Around 700 Jewish women were held and forced to work at Buchenwald’s Muehlhausen site, now being redeveloped into a tourist attraction

Inmates at the Buchenwald concentration camp, days after liberation. Famed author Elie Wiesel is second row from the bottom, seventh from the left, next to the bunk post. (US Army/US Defense Visual Information Center/Wikimedia Commons)
Inmates at the Buchenwald concentration camp, days after liberation. Famed author Elie Wiesel is second row from the bottom, seventh from the left, next to the bunk post. (US Army/US Defense Visual Information Center/Wikimedia Commons)

BERLIN — Plans to build a sausage museum at an annex of the former Nazi concentration camp Buchenwald Thursday sparked protests over a “lack of historical awareness” in Germany.

An association called Friends of the Thuringer Bratwurst had announced plans to move the Bratwurst Museum from its current location in Holzhausen to Muehlhausen, where a theater and a hotel will also be built.

But the Muehlhausen site was once part of the Buchenwald camp, where the Nazis imprisoned almost a quarter of a million people between 1937 and 1945.

Around 700 Jewish women were held in the outlying location that is to be redeveloped into a tourist attraction.

Bratwurst Museum in Holzhausen (Courtesy)

The prisoners had been sent from the Auschwitz death camp to work in a weapons factory nearby, and warned that they would be returned to the death camp when they could no longer work.

Rikola-Gunnar Luettgenau of the Buchenwald memorial foundation said the redevelopment plan showed a “lack of sensitivity” and a “lack of historical awareness.”

He said the foundation does not automatically rule out any plans to re-use the site.

“It depends on what is to be done there,” he added.

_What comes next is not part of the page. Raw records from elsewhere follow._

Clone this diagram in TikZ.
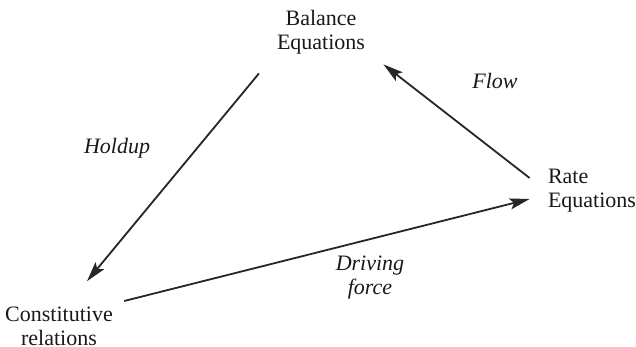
\documentclass[tikz,border=0pt]{standalone}
\usepackage{fontspec}
\setmainfont{Liberation Serif}
\usetikzlibrary{arrows.meta,calc}

\begin{document}
\begin{tikzpicture}[x=0.5pt,y=-0.5pt,
    eqn/.style={inner sep=0pt,text=black!90,font=\fontsize{11}{12}\selectfont},
    lab/.style={inner sep=0pt,text=black!90,align=center,font=\fontsize{11}{12}\selectfont\itshape},
    link/.style={line width=0.9pt,draw=black!85,-{Stealth[length=10pt,width=5.5pt,inset=2pt]}}]
    \useasboundingbox (0,0) rectangle (636,347);

    \node[eqn,align=center] (bal) at (321,32) {Balance\\Equations};
    \node[eqn,align=left] (rate) at (592,191) {Rate\\Equations};
    \node[eqn,align=center] (cons) at (59,326) {Constitutive\\relations};

    \draw[link] ($(bal.south)+(-62,19)$) -- ($(cons.north)+(28,-25)$);
    \draw[link] ($(rate.west)+(-18,-13)$) -- ($(bal.south east)+(18,10)$);
    \draw[link] ($(cons.east)+(11,-25)$) -- ($(rate.west)+(-18,8)$);

    \node[lab] (holdup) at (117,148) {Holdup};
    \node[lab] (flow) at (495,81) {Flow};
    \node[lab] (drive) at (370,278) {Driving\\force};
\end{tikzpicture}
\end{document}
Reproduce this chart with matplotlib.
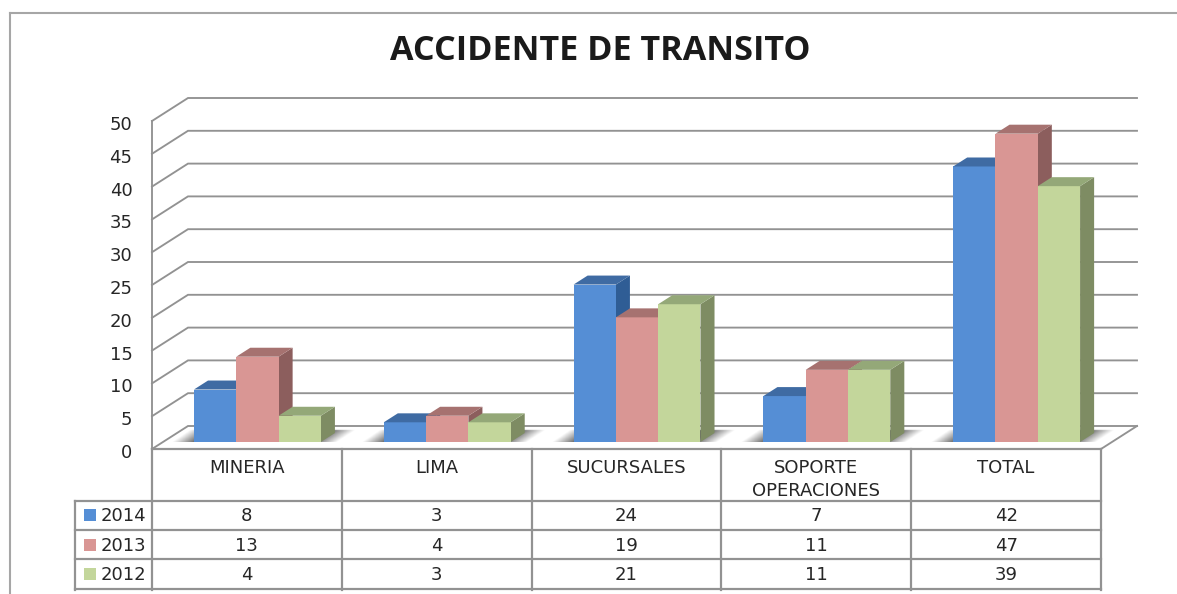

Amid the uproar, the local mayor is holding talks with the region’s Jewish community as well as the memorial foundation.

An estimated 56,000 people died at Buchenwald. They were either killed by the Nazis or perished through illness, cold or starvation.

Thousands of Jews were among the dead, but also Roma and political opponents of the Nazis, gays and Soviet prisoners of war.